● Written exercise: In the listing that follows, retype every line from the first through the one containing "import plotly.graph_objects as go". Pictures are to be left out.

========================================

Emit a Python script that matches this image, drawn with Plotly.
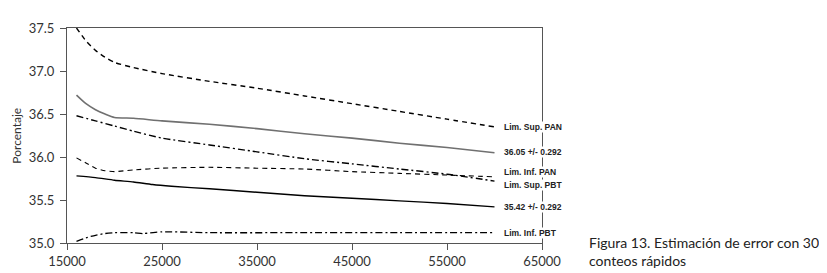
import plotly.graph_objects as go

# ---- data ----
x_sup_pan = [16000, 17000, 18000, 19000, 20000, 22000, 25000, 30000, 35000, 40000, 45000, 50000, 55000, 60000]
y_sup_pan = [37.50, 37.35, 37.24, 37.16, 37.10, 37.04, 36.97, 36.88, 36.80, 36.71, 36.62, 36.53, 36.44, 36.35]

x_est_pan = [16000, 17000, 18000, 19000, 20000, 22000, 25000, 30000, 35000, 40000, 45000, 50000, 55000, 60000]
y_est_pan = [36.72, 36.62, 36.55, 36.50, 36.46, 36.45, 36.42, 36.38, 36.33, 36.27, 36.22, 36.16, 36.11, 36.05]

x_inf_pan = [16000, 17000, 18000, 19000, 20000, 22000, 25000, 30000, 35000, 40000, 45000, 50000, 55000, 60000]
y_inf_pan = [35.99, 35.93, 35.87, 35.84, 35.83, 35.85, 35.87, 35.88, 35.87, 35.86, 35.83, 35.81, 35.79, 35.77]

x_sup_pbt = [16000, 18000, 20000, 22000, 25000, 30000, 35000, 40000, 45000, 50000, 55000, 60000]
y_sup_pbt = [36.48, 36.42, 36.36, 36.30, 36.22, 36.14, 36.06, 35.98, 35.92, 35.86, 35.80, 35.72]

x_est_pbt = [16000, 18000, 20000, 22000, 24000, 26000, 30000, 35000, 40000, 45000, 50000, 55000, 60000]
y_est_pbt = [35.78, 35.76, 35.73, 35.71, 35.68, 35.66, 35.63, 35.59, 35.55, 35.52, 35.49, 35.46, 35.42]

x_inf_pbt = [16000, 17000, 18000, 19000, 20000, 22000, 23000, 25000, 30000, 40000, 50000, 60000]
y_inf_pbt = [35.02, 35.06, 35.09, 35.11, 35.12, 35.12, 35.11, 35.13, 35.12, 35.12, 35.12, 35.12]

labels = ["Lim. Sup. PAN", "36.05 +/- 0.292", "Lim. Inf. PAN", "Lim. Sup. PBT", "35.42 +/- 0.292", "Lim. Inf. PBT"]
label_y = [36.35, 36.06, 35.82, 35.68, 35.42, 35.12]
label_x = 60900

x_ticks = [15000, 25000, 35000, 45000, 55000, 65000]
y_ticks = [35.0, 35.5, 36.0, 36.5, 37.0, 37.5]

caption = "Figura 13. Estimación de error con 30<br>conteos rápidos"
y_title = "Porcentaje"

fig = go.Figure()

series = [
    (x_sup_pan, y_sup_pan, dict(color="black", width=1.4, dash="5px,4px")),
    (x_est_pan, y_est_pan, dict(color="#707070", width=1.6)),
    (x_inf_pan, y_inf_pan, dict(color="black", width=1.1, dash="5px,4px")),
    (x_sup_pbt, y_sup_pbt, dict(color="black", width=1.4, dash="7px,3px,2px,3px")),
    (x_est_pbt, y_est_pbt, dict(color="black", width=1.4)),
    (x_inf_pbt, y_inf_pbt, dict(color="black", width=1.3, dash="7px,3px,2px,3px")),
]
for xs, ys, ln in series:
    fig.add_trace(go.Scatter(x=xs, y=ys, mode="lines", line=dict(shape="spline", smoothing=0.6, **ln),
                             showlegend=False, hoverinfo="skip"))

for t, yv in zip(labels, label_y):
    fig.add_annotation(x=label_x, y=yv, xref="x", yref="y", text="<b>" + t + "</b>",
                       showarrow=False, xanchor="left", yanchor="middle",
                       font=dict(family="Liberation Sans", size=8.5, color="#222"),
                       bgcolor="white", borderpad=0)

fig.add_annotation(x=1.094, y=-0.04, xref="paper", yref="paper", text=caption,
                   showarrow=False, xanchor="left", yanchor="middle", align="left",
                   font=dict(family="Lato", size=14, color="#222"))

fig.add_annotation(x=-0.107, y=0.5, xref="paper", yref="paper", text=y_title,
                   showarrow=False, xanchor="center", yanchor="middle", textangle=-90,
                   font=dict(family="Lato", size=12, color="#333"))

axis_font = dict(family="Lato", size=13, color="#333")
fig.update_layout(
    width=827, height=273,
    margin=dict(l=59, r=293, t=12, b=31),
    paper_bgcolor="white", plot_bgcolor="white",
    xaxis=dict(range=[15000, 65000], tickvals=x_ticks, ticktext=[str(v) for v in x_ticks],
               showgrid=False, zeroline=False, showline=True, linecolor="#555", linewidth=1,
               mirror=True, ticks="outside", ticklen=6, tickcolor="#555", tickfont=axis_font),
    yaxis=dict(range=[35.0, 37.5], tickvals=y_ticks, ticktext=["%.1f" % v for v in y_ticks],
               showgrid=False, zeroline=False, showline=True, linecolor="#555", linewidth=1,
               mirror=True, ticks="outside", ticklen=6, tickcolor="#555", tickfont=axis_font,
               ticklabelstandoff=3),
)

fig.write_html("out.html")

========================================

● Exercise solution:
Emit a Python script that matches this image, drawn with Plotly.
import plotly.graph_objects as go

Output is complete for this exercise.